Tuesday 4 March 2003
4.15 pm Room S1, Wilberforce Building
University of Hull, Cottingham Road, HULL
* The Wilberforce Building is on the north side of Salmon Grove.
Car parking is available off Salmon Grove.
Colin Aitken, University of Edinburgh
will speak on
Lies, damned lies and expert witnesses:
Is there a role for probability and statistics in
the assessment of evidence?
The Sally Clark case highlighted, among other things, the difficulty of
including evidence involving probabilities in expert testimony. Should
probabilities be presented in evidence and, if so, how?
The meeting has been arranged jointly with the Forensic Science section of
the Chemistry Department, and has been publicised to the Law School and to
local law courts.
The meeting is open to all and will not demand any familiarity with
mathematics.

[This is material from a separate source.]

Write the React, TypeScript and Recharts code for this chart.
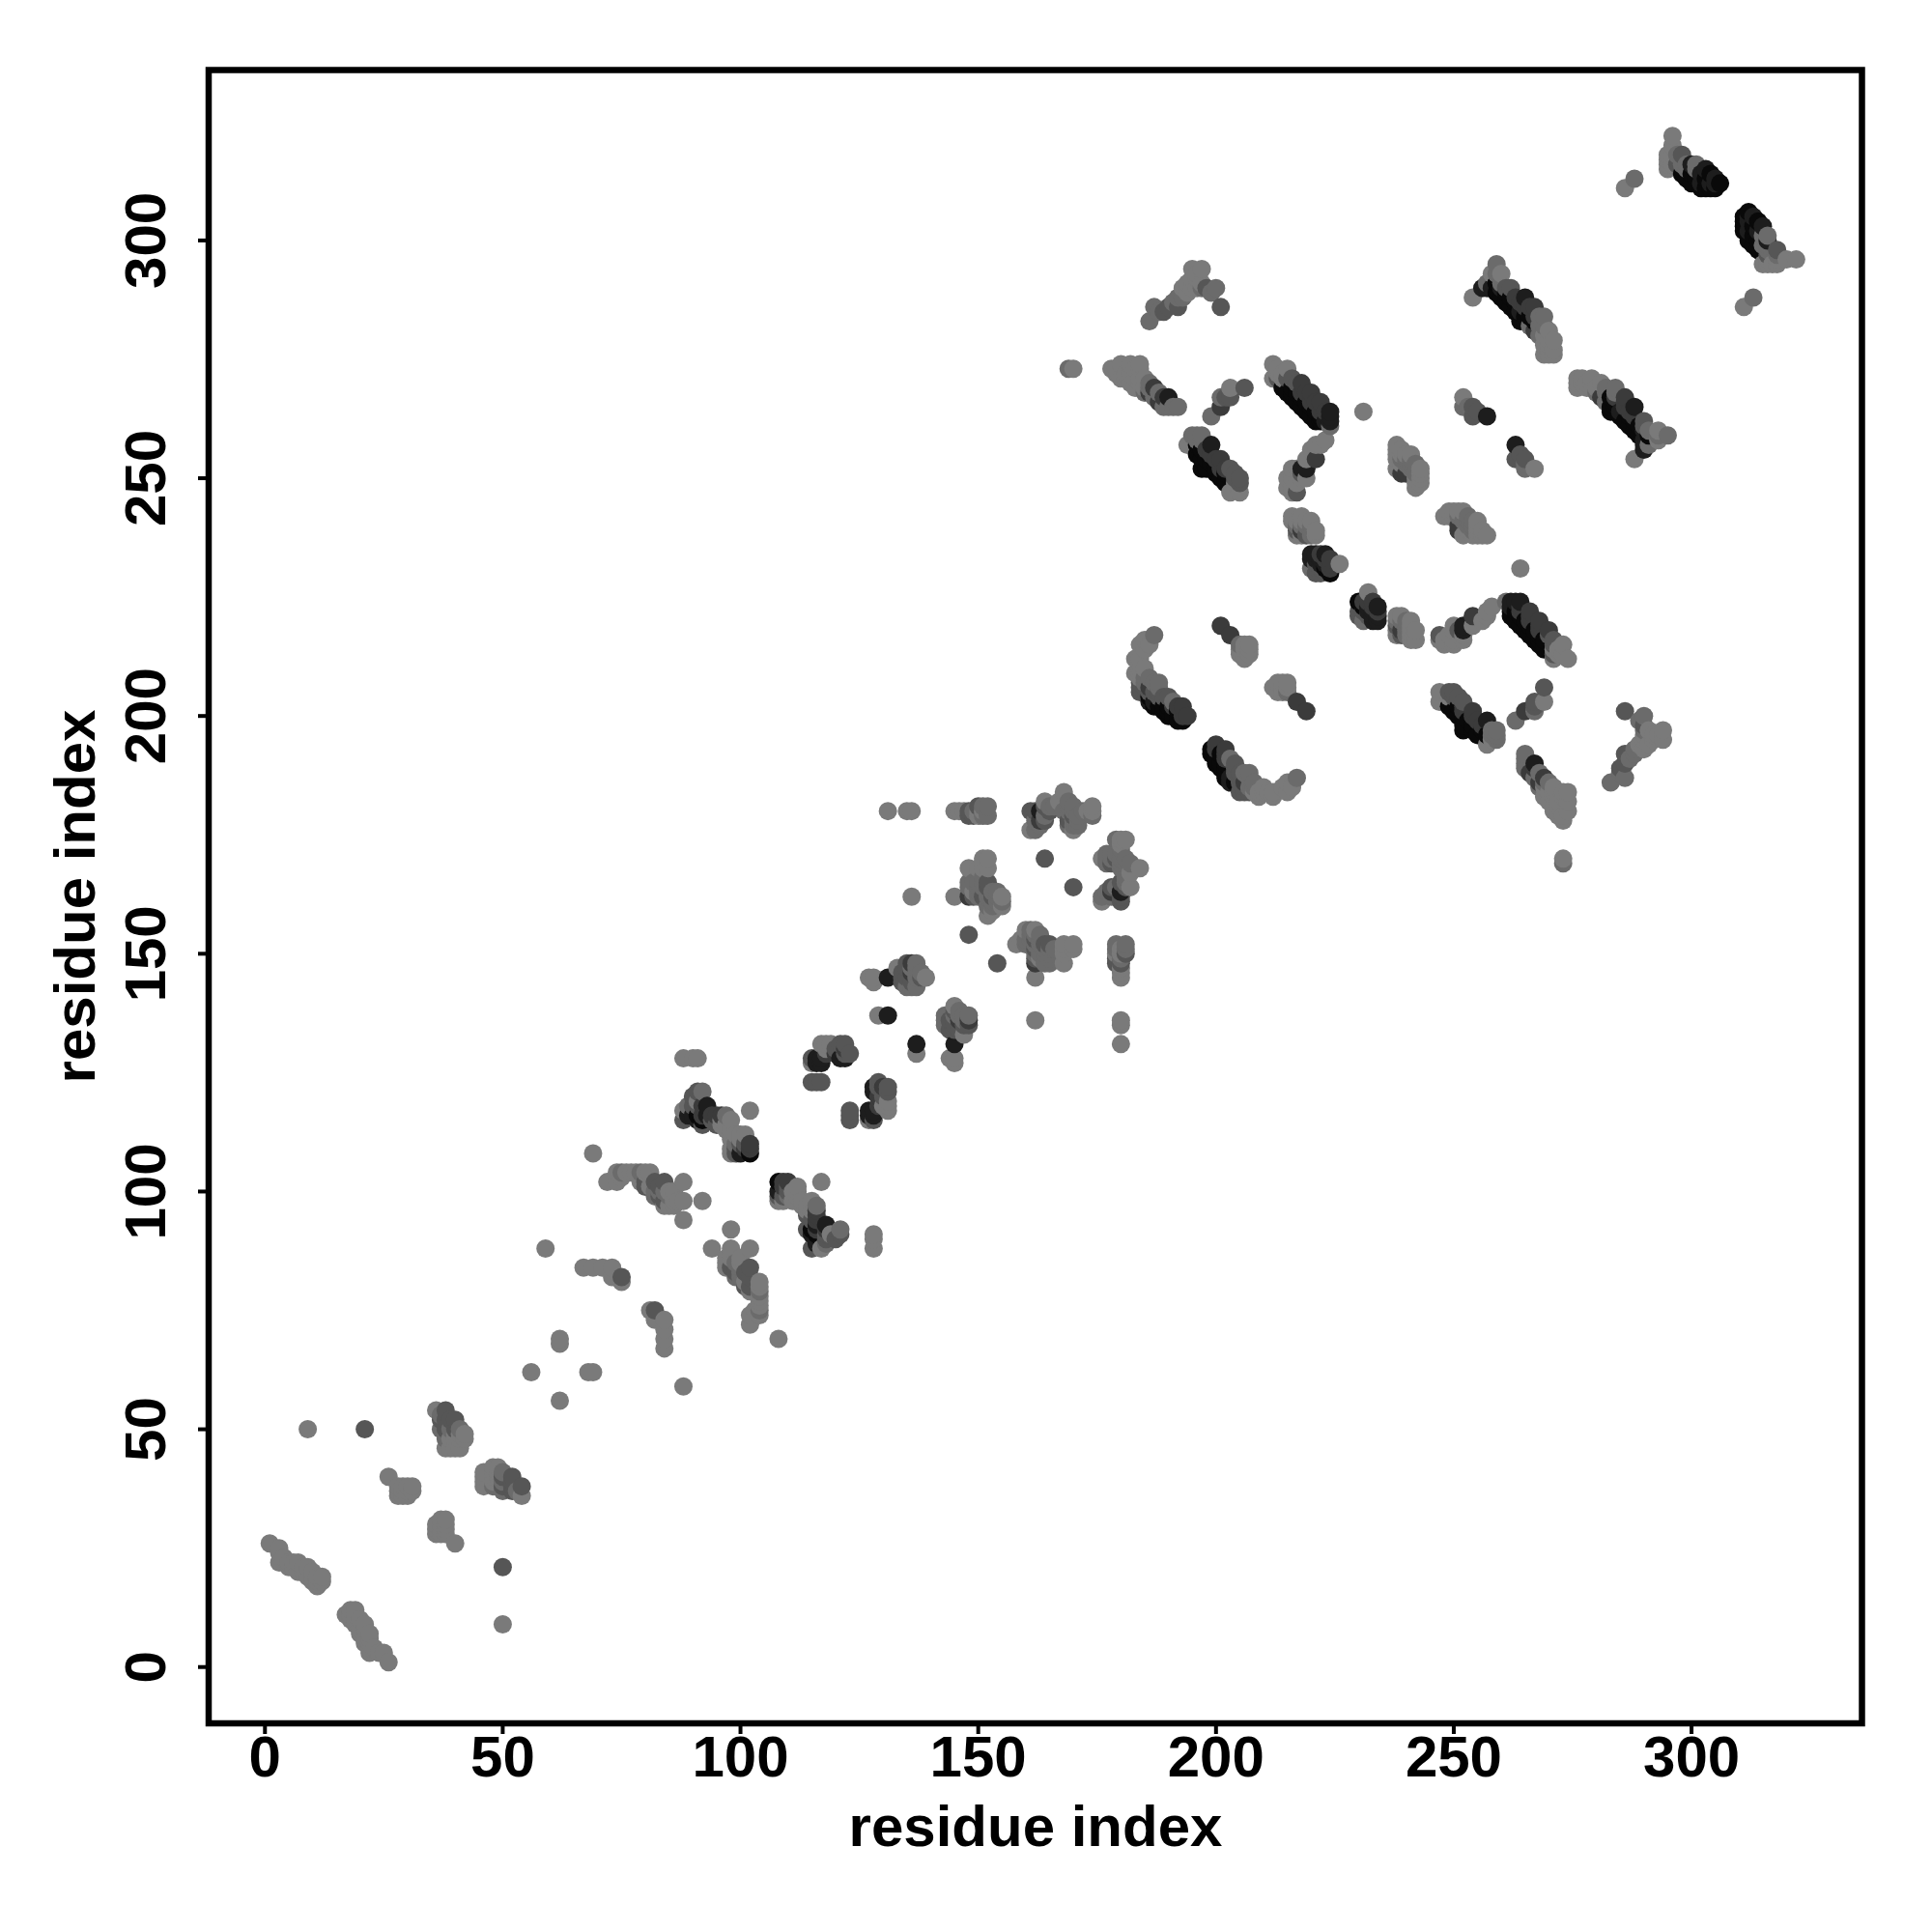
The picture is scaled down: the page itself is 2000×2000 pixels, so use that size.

ALL WELCOME
Information about the meeting and the Royal Statistical Society is
available from Allan Reese (Graduate School. University of Hull. Tel
466845, email [log in to unmask]).
The Joseph Bell Centre for Forensic Statistics and Legal Reasoning has a
web page on http://www.cfslr.ed.ac.uk/
Abstract
Dr Colin Aitken - of the School of Mathematics and the Joseph Bell Centre
for Forensic Statistics and Legal Reasoning, The University of Edinburgh -
will discuss methods that have been used to evaluate evidence over the
last hundred years. These include simple ideas of relative frequency and
independence and it is shown how the use of significance probabilities and
confidence intervals, well-used in other areas of science, may not be
appropriate.
Examples of the uses and abuses of conditional probability in the context
of various criminal trials will be given. A more appropriate method is
that based on the work of Thomas Bayes, an 18th century Nonconformist
minister. The method highlights well the different roles of the forensic
scientist on one hand and the judge and jury on the other. The principles
underlying its use will be explained.
The examples demonstrate how the structure provided by the Bayesian
approach helps in the evaluation of evidence. The review will finish with
some thoughts on recent developments in the evaluation of scientific
evidence. It will be followed by an open discussion.